* Task objective
Wherever the word "this" turns up in a line of the entries, copy that line.

* Extracted entries
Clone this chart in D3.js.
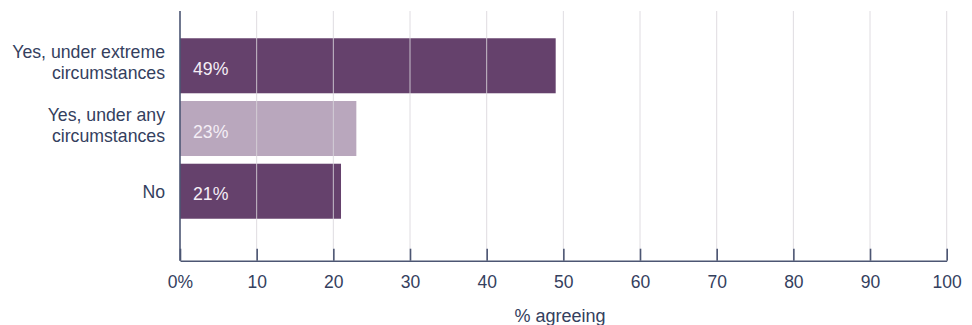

==

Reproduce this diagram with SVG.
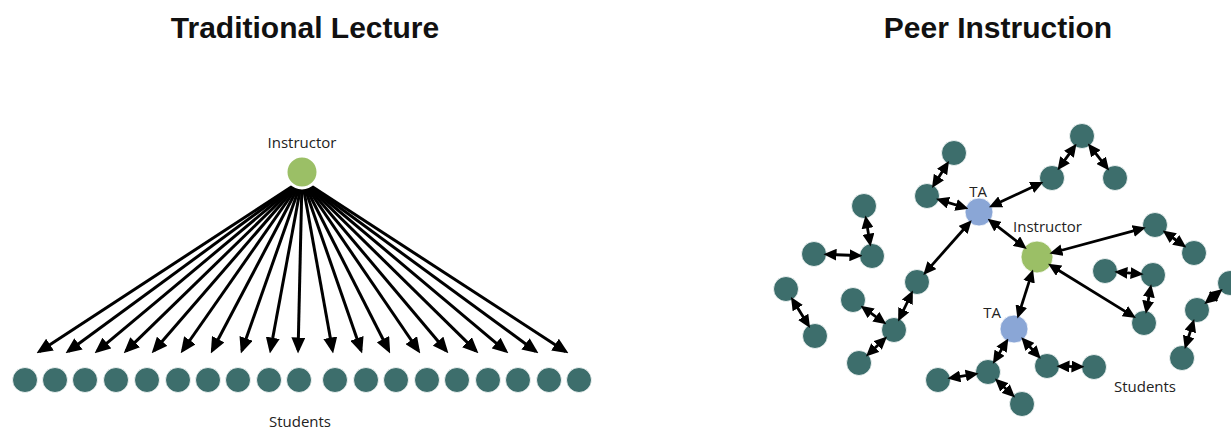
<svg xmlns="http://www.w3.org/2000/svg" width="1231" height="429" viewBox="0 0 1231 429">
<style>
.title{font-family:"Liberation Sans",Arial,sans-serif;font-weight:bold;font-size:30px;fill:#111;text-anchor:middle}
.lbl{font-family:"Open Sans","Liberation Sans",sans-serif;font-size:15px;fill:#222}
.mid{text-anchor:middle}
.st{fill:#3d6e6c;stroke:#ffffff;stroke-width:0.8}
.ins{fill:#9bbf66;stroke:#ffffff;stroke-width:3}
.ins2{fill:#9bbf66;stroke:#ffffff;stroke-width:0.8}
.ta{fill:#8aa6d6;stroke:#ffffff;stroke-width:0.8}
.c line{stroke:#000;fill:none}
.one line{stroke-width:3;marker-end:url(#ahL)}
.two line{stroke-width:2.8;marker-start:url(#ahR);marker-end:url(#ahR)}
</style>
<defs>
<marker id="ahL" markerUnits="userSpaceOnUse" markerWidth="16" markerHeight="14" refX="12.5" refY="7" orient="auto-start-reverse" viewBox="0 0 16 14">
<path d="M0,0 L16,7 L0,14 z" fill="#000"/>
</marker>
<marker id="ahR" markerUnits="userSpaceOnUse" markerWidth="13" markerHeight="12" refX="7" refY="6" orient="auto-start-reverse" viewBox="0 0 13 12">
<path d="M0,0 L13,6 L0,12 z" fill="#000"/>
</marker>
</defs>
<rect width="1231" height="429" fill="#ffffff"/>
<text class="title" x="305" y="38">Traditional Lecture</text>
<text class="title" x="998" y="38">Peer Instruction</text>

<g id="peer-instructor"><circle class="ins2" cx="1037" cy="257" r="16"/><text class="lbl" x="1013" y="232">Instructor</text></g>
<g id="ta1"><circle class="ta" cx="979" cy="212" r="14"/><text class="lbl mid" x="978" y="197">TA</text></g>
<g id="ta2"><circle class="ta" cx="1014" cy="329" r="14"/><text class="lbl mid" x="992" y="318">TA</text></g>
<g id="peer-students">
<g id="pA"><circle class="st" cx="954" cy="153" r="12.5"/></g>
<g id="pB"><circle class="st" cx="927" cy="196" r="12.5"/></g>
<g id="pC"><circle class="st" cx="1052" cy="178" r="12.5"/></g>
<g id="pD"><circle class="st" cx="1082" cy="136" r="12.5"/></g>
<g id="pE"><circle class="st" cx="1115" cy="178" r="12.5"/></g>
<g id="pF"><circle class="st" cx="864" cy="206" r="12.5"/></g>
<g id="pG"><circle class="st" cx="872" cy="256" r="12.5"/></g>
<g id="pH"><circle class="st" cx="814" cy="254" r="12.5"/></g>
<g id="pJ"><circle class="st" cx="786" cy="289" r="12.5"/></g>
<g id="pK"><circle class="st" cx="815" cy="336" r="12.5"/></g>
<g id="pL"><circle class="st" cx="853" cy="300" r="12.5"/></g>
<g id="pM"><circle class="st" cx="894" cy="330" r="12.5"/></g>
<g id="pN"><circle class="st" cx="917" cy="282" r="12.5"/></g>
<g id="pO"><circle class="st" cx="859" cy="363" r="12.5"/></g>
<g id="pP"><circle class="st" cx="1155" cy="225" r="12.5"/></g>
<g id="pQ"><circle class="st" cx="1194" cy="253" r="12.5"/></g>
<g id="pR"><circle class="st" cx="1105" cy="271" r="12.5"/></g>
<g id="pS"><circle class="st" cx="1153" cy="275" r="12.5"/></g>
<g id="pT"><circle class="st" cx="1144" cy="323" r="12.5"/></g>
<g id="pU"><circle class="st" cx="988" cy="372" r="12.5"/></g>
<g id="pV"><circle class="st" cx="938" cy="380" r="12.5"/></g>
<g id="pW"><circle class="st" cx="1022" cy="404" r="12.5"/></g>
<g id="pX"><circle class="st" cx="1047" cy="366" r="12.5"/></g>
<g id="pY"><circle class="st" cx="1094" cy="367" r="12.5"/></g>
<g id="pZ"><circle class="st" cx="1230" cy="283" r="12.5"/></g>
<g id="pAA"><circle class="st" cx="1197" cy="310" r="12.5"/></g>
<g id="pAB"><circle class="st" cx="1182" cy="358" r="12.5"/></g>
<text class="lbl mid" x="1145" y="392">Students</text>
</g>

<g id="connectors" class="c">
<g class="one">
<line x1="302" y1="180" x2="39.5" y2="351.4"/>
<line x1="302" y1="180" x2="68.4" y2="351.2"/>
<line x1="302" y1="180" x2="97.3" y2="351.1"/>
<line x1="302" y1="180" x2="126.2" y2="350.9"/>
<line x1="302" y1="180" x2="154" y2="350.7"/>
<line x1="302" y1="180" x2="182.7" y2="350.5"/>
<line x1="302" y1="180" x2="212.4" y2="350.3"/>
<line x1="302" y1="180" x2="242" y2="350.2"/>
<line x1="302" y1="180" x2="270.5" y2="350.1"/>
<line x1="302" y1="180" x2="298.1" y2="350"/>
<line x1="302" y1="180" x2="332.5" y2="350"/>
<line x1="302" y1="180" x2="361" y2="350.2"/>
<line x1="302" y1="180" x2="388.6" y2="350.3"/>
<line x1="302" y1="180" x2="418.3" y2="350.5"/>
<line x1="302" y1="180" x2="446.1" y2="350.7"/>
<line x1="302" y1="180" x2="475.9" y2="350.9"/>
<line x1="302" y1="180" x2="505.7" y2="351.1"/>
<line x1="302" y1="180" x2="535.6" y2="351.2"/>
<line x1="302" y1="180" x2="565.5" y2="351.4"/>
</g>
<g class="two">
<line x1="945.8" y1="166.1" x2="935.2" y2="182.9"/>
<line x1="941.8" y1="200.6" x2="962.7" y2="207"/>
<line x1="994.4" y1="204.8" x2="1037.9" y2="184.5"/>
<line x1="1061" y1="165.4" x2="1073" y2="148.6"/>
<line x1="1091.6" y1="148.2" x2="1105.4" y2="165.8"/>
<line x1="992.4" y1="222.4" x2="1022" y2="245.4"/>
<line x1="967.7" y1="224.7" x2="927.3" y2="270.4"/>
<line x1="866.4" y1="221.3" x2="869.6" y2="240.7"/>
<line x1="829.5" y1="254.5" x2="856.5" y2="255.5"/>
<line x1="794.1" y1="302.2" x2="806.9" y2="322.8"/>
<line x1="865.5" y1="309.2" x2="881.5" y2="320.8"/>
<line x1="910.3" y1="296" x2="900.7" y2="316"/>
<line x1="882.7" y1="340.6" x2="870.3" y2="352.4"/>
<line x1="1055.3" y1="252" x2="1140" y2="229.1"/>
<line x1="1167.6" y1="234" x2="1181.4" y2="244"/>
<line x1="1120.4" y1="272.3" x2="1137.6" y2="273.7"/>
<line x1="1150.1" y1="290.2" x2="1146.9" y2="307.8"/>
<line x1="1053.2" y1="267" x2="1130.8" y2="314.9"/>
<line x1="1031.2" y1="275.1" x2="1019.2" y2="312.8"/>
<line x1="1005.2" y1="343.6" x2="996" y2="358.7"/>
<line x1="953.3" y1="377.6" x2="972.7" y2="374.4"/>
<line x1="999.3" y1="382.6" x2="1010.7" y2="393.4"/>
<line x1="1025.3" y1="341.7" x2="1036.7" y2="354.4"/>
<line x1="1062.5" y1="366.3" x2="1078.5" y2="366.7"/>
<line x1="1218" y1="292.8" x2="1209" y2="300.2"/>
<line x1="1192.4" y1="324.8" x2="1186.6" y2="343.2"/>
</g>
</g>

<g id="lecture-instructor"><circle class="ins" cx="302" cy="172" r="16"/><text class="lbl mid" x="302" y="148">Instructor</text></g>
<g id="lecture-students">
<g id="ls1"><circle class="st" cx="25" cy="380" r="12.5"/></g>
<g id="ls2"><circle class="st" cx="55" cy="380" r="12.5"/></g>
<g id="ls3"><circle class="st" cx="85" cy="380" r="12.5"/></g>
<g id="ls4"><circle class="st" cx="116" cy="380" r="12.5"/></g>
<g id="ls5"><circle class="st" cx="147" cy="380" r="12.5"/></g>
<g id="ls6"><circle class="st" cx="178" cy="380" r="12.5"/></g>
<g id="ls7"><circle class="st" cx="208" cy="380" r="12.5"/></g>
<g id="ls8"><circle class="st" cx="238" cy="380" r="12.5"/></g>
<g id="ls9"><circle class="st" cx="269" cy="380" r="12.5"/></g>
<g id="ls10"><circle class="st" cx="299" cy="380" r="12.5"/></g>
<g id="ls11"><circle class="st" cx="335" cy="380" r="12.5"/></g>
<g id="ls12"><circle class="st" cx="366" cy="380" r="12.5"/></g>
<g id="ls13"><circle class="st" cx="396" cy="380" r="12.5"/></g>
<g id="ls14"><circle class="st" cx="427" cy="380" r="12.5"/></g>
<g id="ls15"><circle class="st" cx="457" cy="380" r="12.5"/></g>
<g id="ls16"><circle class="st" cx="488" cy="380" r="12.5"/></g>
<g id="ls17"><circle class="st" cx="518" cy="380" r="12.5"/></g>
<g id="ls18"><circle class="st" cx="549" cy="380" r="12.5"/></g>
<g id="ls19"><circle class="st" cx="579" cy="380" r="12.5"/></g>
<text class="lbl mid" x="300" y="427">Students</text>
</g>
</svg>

* Response below
Clone this chart in D3.js.
Reproduce this diagram with SVG.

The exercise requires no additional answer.